Given data —

* * * * * * * * *

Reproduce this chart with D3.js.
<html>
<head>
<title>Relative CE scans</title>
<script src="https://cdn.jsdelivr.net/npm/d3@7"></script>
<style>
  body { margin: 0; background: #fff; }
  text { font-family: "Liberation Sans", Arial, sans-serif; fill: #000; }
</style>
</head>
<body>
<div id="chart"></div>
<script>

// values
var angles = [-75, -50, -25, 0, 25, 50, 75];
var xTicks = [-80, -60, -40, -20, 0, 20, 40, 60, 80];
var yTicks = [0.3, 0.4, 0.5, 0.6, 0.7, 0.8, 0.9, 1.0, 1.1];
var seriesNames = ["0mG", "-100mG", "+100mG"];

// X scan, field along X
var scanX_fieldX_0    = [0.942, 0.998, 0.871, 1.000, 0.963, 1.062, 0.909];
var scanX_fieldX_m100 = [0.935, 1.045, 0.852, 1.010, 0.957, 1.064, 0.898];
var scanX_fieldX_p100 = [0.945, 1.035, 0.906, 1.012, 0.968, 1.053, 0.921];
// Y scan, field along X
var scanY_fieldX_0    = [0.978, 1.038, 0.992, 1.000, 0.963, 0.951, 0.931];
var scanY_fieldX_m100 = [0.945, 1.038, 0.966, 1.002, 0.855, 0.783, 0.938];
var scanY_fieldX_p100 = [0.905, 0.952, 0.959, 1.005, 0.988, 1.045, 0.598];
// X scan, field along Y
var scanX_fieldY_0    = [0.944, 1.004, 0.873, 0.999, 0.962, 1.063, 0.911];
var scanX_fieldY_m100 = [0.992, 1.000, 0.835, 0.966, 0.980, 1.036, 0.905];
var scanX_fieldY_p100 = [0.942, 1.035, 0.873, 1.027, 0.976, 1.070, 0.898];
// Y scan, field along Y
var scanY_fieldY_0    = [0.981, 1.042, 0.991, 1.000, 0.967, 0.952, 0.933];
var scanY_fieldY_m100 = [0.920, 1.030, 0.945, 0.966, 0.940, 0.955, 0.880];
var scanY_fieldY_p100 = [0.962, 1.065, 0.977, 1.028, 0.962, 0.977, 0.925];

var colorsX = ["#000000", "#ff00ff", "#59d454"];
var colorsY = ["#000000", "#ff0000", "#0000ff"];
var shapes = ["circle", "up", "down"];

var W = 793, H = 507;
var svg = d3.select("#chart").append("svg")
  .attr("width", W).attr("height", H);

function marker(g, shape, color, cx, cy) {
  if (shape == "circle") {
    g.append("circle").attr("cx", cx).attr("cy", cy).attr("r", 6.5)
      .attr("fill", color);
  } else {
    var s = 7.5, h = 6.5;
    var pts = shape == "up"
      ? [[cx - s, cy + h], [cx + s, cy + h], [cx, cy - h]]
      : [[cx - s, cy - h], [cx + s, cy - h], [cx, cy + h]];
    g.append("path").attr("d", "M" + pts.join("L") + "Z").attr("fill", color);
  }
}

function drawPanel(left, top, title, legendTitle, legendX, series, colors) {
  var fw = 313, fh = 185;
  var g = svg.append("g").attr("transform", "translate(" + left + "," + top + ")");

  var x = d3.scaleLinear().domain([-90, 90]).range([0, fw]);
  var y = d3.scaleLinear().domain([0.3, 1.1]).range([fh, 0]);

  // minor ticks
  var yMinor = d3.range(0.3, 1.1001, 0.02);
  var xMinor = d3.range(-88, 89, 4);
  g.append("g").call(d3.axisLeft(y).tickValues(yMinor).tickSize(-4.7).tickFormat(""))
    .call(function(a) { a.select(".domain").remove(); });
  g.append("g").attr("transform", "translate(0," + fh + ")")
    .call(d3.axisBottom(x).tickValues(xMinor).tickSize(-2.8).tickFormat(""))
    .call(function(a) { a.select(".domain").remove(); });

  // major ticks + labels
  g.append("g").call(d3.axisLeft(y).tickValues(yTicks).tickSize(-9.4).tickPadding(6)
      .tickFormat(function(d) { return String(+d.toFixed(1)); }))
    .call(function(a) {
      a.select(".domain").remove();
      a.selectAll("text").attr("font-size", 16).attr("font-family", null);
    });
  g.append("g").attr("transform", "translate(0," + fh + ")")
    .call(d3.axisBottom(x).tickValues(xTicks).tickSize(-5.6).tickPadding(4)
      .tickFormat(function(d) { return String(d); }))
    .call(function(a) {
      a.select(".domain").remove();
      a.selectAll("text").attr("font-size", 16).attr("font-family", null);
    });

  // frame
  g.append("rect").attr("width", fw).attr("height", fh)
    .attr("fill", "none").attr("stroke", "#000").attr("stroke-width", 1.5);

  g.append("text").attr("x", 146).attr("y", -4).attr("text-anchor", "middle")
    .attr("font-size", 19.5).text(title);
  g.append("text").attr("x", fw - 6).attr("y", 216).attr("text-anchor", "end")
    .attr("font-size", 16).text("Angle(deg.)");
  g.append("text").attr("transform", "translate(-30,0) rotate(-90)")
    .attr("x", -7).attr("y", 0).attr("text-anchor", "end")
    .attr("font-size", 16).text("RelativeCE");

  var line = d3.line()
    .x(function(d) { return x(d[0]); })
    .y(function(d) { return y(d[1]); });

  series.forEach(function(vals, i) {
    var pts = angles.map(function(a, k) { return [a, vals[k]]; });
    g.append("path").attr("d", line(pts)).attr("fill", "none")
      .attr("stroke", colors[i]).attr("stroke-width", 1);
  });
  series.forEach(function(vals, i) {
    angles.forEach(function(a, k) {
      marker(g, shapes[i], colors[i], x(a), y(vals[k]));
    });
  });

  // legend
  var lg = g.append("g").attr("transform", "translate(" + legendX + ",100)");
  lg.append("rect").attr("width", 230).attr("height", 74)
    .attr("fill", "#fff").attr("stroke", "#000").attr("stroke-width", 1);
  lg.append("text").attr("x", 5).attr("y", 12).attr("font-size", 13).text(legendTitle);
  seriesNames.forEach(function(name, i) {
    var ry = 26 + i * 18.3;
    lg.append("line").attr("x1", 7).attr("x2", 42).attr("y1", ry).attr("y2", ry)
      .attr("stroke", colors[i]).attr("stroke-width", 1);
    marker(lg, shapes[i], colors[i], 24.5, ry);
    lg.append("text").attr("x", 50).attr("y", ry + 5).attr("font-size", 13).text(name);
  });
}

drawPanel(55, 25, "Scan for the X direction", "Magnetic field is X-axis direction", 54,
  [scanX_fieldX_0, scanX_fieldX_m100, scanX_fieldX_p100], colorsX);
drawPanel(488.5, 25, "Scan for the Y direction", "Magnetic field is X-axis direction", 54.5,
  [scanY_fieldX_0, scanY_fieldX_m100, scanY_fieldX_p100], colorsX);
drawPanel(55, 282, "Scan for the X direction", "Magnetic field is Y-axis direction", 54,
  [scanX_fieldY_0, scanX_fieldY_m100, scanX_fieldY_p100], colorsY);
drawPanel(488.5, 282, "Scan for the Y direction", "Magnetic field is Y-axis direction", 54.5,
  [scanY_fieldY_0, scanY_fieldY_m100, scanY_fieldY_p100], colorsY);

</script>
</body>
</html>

* * * * * * * * *

Every line of the data above should be reproduced word for word.

Reproduce this chart with D3.js.
<html>
<head>
<title>Relative CE scans</title>
<script src="https://cdn.jsdelivr.net/npm/d3@7"></script>
<style>
  body { margin: 0; background: #fff; }
  text { font-family: "Liberation Sans", Arial, sans-serif; fill: #000; }
</style>
</head>
<body>
<div id="chart"></div>
<script>

// values
var angles = [-75, -50, -25, 0, 25, 50, 75];
var xTicks = [-80, -60, -40, -20, 0, 20, 40, 60, 80];
var yTicks = [0.3, 0.4, 0.5, 0.6, 0.7, 0.8, 0.9, 1.0, 1.1];
var seriesNames = ["0mG", "-100mG", "+100mG"];

// X scan, field along X
var scanX_fieldX_0    = [0.942, 0.998, 0.871, 1.000, 0.963, 1.062, 0.909];
var scanX_fieldX_m100 = [0.935, 1.045, 0.852, 1.010, 0.957, 1.064, 0.898];
var scanX_fieldX_p100 = [0.945, 1.035, 0.906, 1.012, 0.968, 1.053, 0.921];
// Y scan, field along X
var scanY_fieldX_0    = [0.978, 1.038, 0.992, 1.000, 0.963, 0.951, 0.931];
var scanY_fieldX_m100 = [0.945, 1.038, 0.966, 1.002, 0.855, 0.783, 0.938];
var scanY_fieldX_p100 = [0.905, 0.952, 0.959, 1.005, 0.988, 1.045, 0.598];
// X scan, field along Y
var scanX_fieldY_0    = [0.944, 1.004, 0.873, 0.999, 0.962, 1.063, 0.911];
var scanX_fieldY_m100 = [0.992, 1.000, 0.835, 0.966, 0.980, 1.036, 0.905];
var scanX_fieldY_p100 = [0.942, 1.035, 0.873, 1.027, 0.976, 1.070, 0.898];
// Y scan, field along Y
var scanY_fieldY_0    = [0.981, 1.042, 0.991, 1.000, 0.967, 0.952, 0.933];
var scanY_fieldY_m100 = [0.920, 1.030, 0.945, 0.966, 0.940, 0.955, 0.880];
var scanY_fieldY_p100 = [0.962, 1.065, 0.977, 1.028, 0.962, 0.977, 0.925];

var colorsX = ["#000000", "#ff00ff", "#59d454"];
var colorsY = ["#000000", "#ff0000", "#0000ff"];
var shapes = ["circle", "up", "down"];

var W = 793, H = 507;
var svg = d3.select("#chart").append("svg")
  .attr("width", W).attr("height", H);

function marker(g, shape, color, cx, cy) {
  if (shape == "circle") {
    g.append("circle").attr("cx", cx).attr("cy", cy).attr("r", 6.5)
      .attr("fill", color);
  } else {
    var s = 7.5, h = 6.5;
    var pts = shape == "up"
      ? [[cx - s, cy + h], [cx + s, cy + h], [cx, cy - h]]
      : [[cx - s, cy - h], [cx + s, cy - h], [cx, cy + h]];
    g.append("path").attr("d", "M" + pts.join("L") + "Z").attr("fill", color);
  }
}

function drawPanel(left, top, title, legendTitle, legendX, series, colors) {
  var fw = 313, fh = 185;
  var g = svg.append("g").attr("transform", "translate(" + left + "," + top + ")");

  var x = d3.scaleLinear().domain([-90, 90]).range([0, fw]);
  var y = d3.scaleLinear().domain([0.3, 1.1]).range([fh, 0]);

  // minor ticks
  var yMinor = d3.range(0.3, 1.1001, 0.02);
  var xMinor = d3.range(-88, 89, 4);
  g.append("g").call(d3.axisLeft(y).tickValues(yMinor).tickSize(-4.7).tickFormat(""))
    .call(function(a) { a.select(".domain").remove(); });
  g.append("g").attr("transform", "translate(0," + fh + ")")
    .call(d3.axisBottom(x).tickValues(xMinor).tickSize(-2.8).tickFormat(""))
    .call(function(a) { a.select(".domain").remove(); });

  // major ticks + labels
  g.append("g").call(d3.axisLeft(y).tickValues(yTicks).tickSize(-9.4).tickPadding(6)
      .tickFormat(function(d) { return String(+d.toFixed(1)); }))
    .call(function(a) {
      a.select(".domain").remove();
      a.selectAll("text").attr("font-size", 16).attr("font-family", null);
    });
  g.append("g").attr("transform", "translate(0," + fh + ")")
    .call(d3.axisBottom(x).tickValues(xTicks).tickSize(-5.6).tickPadding(4)
      .tickFormat(function(d) { return String(d); }))
    .call(function(a) {
      a.select(".domain").remove();
      a.selectAll("text").attr("font-size", 16).attr("font-family", null);
    });

  // frame
  g.append("rect").attr("width", fw).attr("height", fh)
    .attr("fill", "none").attr("stroke", "#000").attr("stroke-width", 1.5);

  g.append("text").attr("x", 146).attr("y", -4).attr("text-anchor", "middle")
    .attr("font-size", 19.5).text(title);
  g.append("text").attr("x", fw - 6).attr("y", 216).attr("text-anchor", "end")
    .attr("font-size", 16).text("Angle(deg.)");
  g.append("text").attr("transform", "translate(-30,0) rotate(-90)")
    .attr("x", -7).attr("y", 0).attr("text-anchor", "end")
    .attr("font-size", 16).text("RelativeCE");

  var line = d3.line()
    .x(function(d) { return x(d[0]); })
    .y(function(d) { return y(d[1]); });

  series.forEach(function(vals, i) {
    var pts = angles.map(function(a, k) { return [a, vals[k]]; });
    g.append("path").attr("d", line(pts)).attr("fill", "none")
      .attr("stroke", colors[i]).attr("stroke-width", 1);
  });
  series.forEach(function(vals, i) {
    angles.forEach(function(a, k) {
      marker(g, shapes[i], colors[i], x(a), y(vals[k]));
    });
  });

  // legend
  var lg = g.append("g").attr("transform", "translate(" + legendX + ",100)");
  lg.append("rect").attr("width", 230).attr("height", 74)
    .attr("fill", "#fff").attr("stroke", "#000").attr("stroke-width", 1);
  lg.append("text").attr("x", 5).attr("y", 12).attr("font-size", 13).text(legendTitle);
  seriesNames.forEach(function(name, i) {
    var ry = 26 + i * 18.3;
    lg.append("line").attr("x1", 7).attr("x2", 42).attr("y1", ry).attr("y2", ry)
      .attr("stroke", colors[i]).attr("stroke-width", 1);
    marker(lg, shapes[i], colors[i], 24.5, ry);
    lg.append("text").attr("x", 50).attr("y", ry + 5).attr("font-size", 13).text(name);
  });
}

drawPanel(55, 25, "Scan for the X direction", "Magnetic field is X-axis direction", 54,
  [scanX_fieldX_0, scanX_fieldX_m100, scanX_fieldX_p100], colorsX);
drawPanel(488.5, 25, "Scan for the Y direction", "Magnetic field is X-axis direction", 54.5,
  [scanY_fieldX_0, scanY_fieldX_m100, scanY_fieldX_p100], colorsX);
drawPanel(55, 282, "Scan for the X direction", "Magnetic field is Y-axis direction", 54,
  [scanX_fieldY_0, scanX_fieldY_m100, scanX_fieldY_p100], colorsY);
drawPanel(488.5, 282, "Scan for the Y direction", "Magnetic field is Y-axis direction", 54.5,
  [scanY_fieldY_0, scanY_fieldY_m100, scanY_fieldY_p100], colorsY);

</script>
</body>
</html>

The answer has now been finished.